Getting the perfect smile every time.


Getting the perfect smile every time.

While the eyes are the window to the soul, the lips are the doorways to the mood. The mouth gets set in a forceful way when you’re angry. When you’re happy it’s big grin time. The lips deliver the flirt. Great actors can tell whole stories by the set of their mouths.

The quest for the perfect smile is the most requested thing from our clients. There are repeatable ways to always get the great smile you need. I will share them with you.

I learned one effective technique years ago from Cloris Leachman, a very crazy comedic actress that knew a lot about smiles. As I was about to photograph her she suddenly waved her hand at me and said, ”Oh, wait”, then she turned away.

“Get ready” she said then turned back toward the lens. As her face arrived at the perfect pose, she said “ Hellll000” and I got a perfect smile.

She turned away and back that way for an hour, each time doing a variation on Hello. The smiles were all great, all different.



She explained that saying the vowels shaped the mouth in nice way So Hi and Hello give the lips very different but pleasantly expressive smiles and thus a great facial expression. If they draw the word out or shorten it, it changes the mouth shape. I have found that by the third time a subject does this, they are getting a kick out of doing it so the smile and their face gets more and more joyful.

Knowing it’s the vowels that shape the mouth you can see how “Say Cheese!” is the base use of this approach. It pulls the lips back and is an absurd thing to say, making it perfect for that big grin.

However, as pros, we like the more subtle smiles so the more delicate words will give that effect.

You will have to work on your timing of the smile. There is a predictable flow of the smile from the relaxed lip position up to the full gum revealing toothy smile. It crests then subsides back to neutral lip position. I had a client once where the husband loved his wife’s full smile. I would crack a joke and get the smile. But at the top of the smile a very odd thing happened.
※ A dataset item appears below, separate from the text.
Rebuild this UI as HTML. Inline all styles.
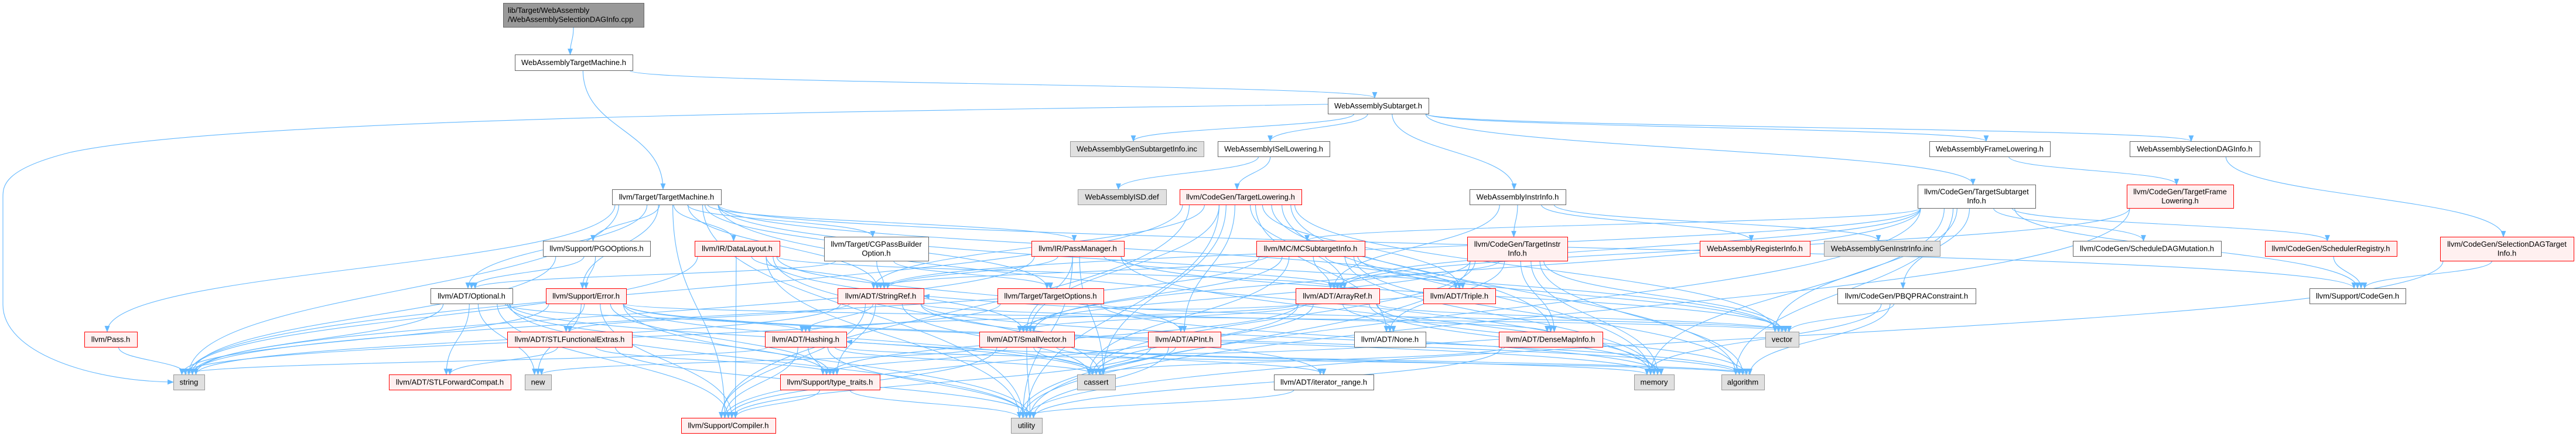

Her lips suddenly gave the appearance of going vertical then rapidly slipped back to normal. It was like watching her turn into a Picasso real-life face.

Timing saved the day. We got the shot just before and just after the vertical smile.
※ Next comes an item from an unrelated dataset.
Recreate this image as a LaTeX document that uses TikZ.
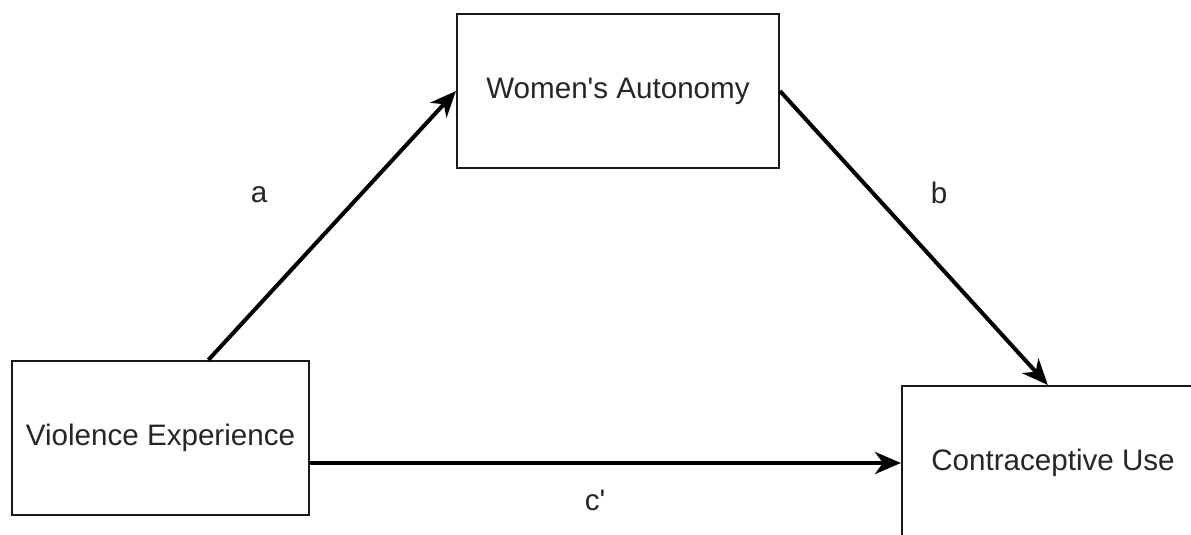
\documentclass[tikz,border=0pt]{standalone}
\usepackage{fontspec}
\newfontfamily\diagfont{Liberation Sans}
\usetikzlibrary{arrows.meta,calc}
\begin{document}
\begin{tikzpicture}[x=0.5pt,y=-0.5pt,
  every node/.style={font=\diagfont\fontsize{14.8pt}{17pt}\selectfont, text=black!85},
  varbox/.style={draw=black!90, line width=1pt, fill=white, minimum height=77pt, inner sep=0pt},
  path/.style={line width=2pt, -{Stealth[length=13pt,width=11pt,inset=4pt]}},
  coef/.style={inner sep=0pt}]
  \clip (0,0) rectangle (1191,535);
  \fill[white] (0,0) rectangle (1191,535);

  % variables
  \node[varbox, minimum width=161pt] (wa) at (618,91) {Women's Autonomy};
  \node[varbox, minimum width=148.5pt] (ve) at (160.5,438) {Violence Experience};
  \node[varbox, minimum width=151pt] (cu) at (1053,463) {Contraceptive Use};

  % paths of the mediation model
  \draw[path] ($(ve.north west)!0.66!(ve.north east)$) -- (wa.west);
  \draw[path] (wa.east) -- ($(cu.north west)!0.483!(cu.north east)$);
  \draw[path] (ve.east |- cu.west) -- (cu.west);

  % path coefficients
  \node[coef] (la) at (259,195) {a};
  \node[coef] (lb) at (939,193) {b};
  \node[coef] (lc) at (595,500) {c'};
\end{tikzpicture}
\end{document}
One of the most critical points of getting a good smile photograph is not in the smile but in the body language. If the eyes are not happy and “ smiling”; if the body is not being mirthful, there is a disconnect with the smile. It rings false with the viewer. But the conversation before the shot or the antics of the photographer during the shoot can fix this.
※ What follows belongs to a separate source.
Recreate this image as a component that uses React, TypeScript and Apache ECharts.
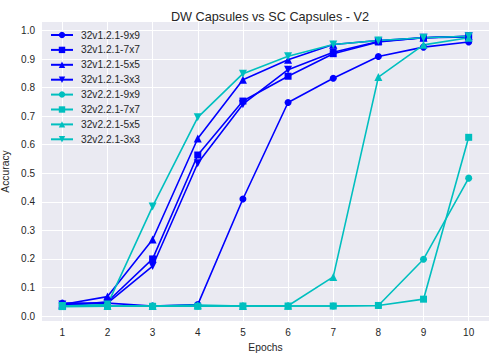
import React, { useEffect, useRef } from "react";
import * as echarts from "echarts";

const epochs = [1, 2, 3, 4, 5, 6, 7, 8, 9, 10];
const yTicks = [0, 0.1, 0.2, 0.3, 0.4, 0.5, 0.6, 0.7, 0.8, 0.9, 1.0];

const v1_9x9 = [0.045, 0.045, 0.035, 0.04, 0.41, 0.748, 0.833, 0.909, 0.942, 0.96];
const v1_7x7 = [0.035, 0.05, 0.2, 0.564, 0.753, 0.84, 0.919, 0.96, 0.975, 0.978];
const v1_5x5 = [0.04, 0.068, 0.268, 0.622, 0.828, 0.898, 0.951, 0.965, 0.975, 0.98];
const v1_3x3 = [0.04, 0.045, 0.175, 0.535, 0.742, 0.863, 0.924, 0.962, 0.975, 0.98];
const v2_9x9 = [0.035, 0.035, 0.035, 0.035, 0.035, 0.035, 0.035, 0.037, 0.199, 0.483];
const v2_7x7 = [0.033, 0.034, 0.034, 0.034, 0.035, 0.035, 0.035, 0.037, 0.059, 0.626];
const v2_5x5 = [0.035, 0.035, 0.035, 0.038, 0.035, 0.036, 0.137, 0.837, 0.95, 0.975];
const v2_3x3 = [0.035, 0.04, 0.384, 0.696, 0.849, 0.91, 0.951, 0.965, 0.975, 0.98];

const seriesDefs = [
  { name: "32v1.2.1-9x9", data: v1_9x9, color: "#0000ff", symbol: "circle", rot: 0 },
  { name: "32v1.2.1-7x7", data: v1_7x7, color: "#0000ff", symbol: "rect", rot: 0 },
  { name: "32v1.2.1-5x5", data: v1_5x5, color: "#0000ff", symbol: "triangle", rot: 0 },
  { name: "32v1.2.1-3x3", data: v1_3x3, color: "#0000ff", symbol: "triangle", rot: 180 },
  { name: "32v2.2.1-9x9", data: v2_9x9, color: "#00bfbf", symbol: "circle", rot: 0 },
  { name: "32v2.2.1-7x7", data: v2_7x7, color: "#00bfbf", symbol: "rect", rot: 0 },
  { name: "32v2.2.1-5x5", data: v2_5x5, color: "#00bfbf", symbol: "triangle", rot: 0 },
  { name: "32v2.2.1-3x3", data: v2_3x3, color: "#00bfbf", symbol: "triangle", rot: 180 },
];

const FONT = "Liberation Sans";
const TXT = "#262626";

export default function App() {
  const ref = useRef<HTMLDivElement>(null);
  useEffect(() => {
    const chart = echarts.init(ref.current!, null, { renderer: "svg" });
    chart.setOption({
      animation: false,
      backgroundColor: "#ffffff",
      title: {
        text: "DW Capsules vs SC Capsules - V2",
        left: 265,
        textAlign: "center",
        top: 4,
        textStyle: { fontFamily: FONT, fontSize: 12.7, fontWeight: "normal", color: TXT, lineHeight: 15 },
      },
      legend: {
        orient: "vertical",
        left: 45,
        top: 25,
        itemWidth: 22,
        itemHeight: 8,
        itemGap: 4.9,
        textStyle: { fontFamily: FONT, fontSize: 10.2, color: TXT, lineHeight: 10, padding: [0, 0, 0, 3] },
        data: seriesDefs.map((s) => s.name),
      },
      grid: {
        left: 42,
        right: 6,
        top: 22,
        bottom: 38,
        show: true,
        backgroundColor: "#eaeaf2",
        borderWidth: 0,
        outerBoundsMode: "none",
        containLabel: false,
      },
      xAxis: {
        type: "value",
        min: 0.55,
        max: 10.45,
        name: "Epochs",
        nameLocation: "middle",
        nameGap: 21,
        nameTextStyle: { fontFamily: FONT, fontSize: 10.3, color: TXT },
        axisLine: { show: false },
        axisTick: { show: false, customValues: epochs },
        axisLabel: { customValues: epochs, fontFamily: FONT, fontSize: 10, color: TXT, margin: 6 },
        splitLine: { show: true, lineStyle: { color: "#ffffff", width: 1 } },
      },
      yAxis: {
        type: "value",
        min: -0.0175,
        max: 1.03,
        name: "Accuracy",
        nameLocation: "middle",
        nameGap: 30,
        nameTextStyle: { fontFamily: FONT, fontSize: 10.3, color: TXT },
        axisLine: { show: false },
        axisTick: { show: false, customValues: yTicks },
        axisLabel: {
          customValues: yTicks,
          fontFamily: FONT,
          fontSize: 10,
          color: TXT,
          margin: 7,
          formatter: (v: number) => v.toFixed(1),
        },
        splitLine: { show: true, lineStyle: { color: "#ffffff", width: 1 } },
      },
      series: seriesDefs.map((s) => ({
        name: s.name,
        type: "line",
        data: s.data.map((v, i) => [epochs[i], v]),
        symbol: s.symbol,
        symbolRotate: s.rot,
        symbolSize: s.symbol === "triangle" ? 8 : 7,
        showAllSymbol: true,
        itemStyle: { color: s.color },
        lineStyle: { color: s.color, width: 1.6 },
      })),
    });
    return () => chart.dispose();
  }, []);
  return <div ref={ref} style={{ width: 495, height: 359, position: "absolute", left: 0, top: 0 }} />;
}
You can also work with “hooks” that will trigger a smile when you say the trigger word. The subject responds with mirth and the whole look if the body, eyes and smile are honest and warm.

You can also find out about tender moments in your subject’s life through conversation. As the subject recalls the happy or warm moments they smile. It is a warm and genuine smile, usually soft and secret.

Many times I have actually cropped out the eyes in an image, just leaving her expressive lips above a body shot. There is so much you can do with an image if you get that smile just right.

Remember, it all starts with . . . Hello.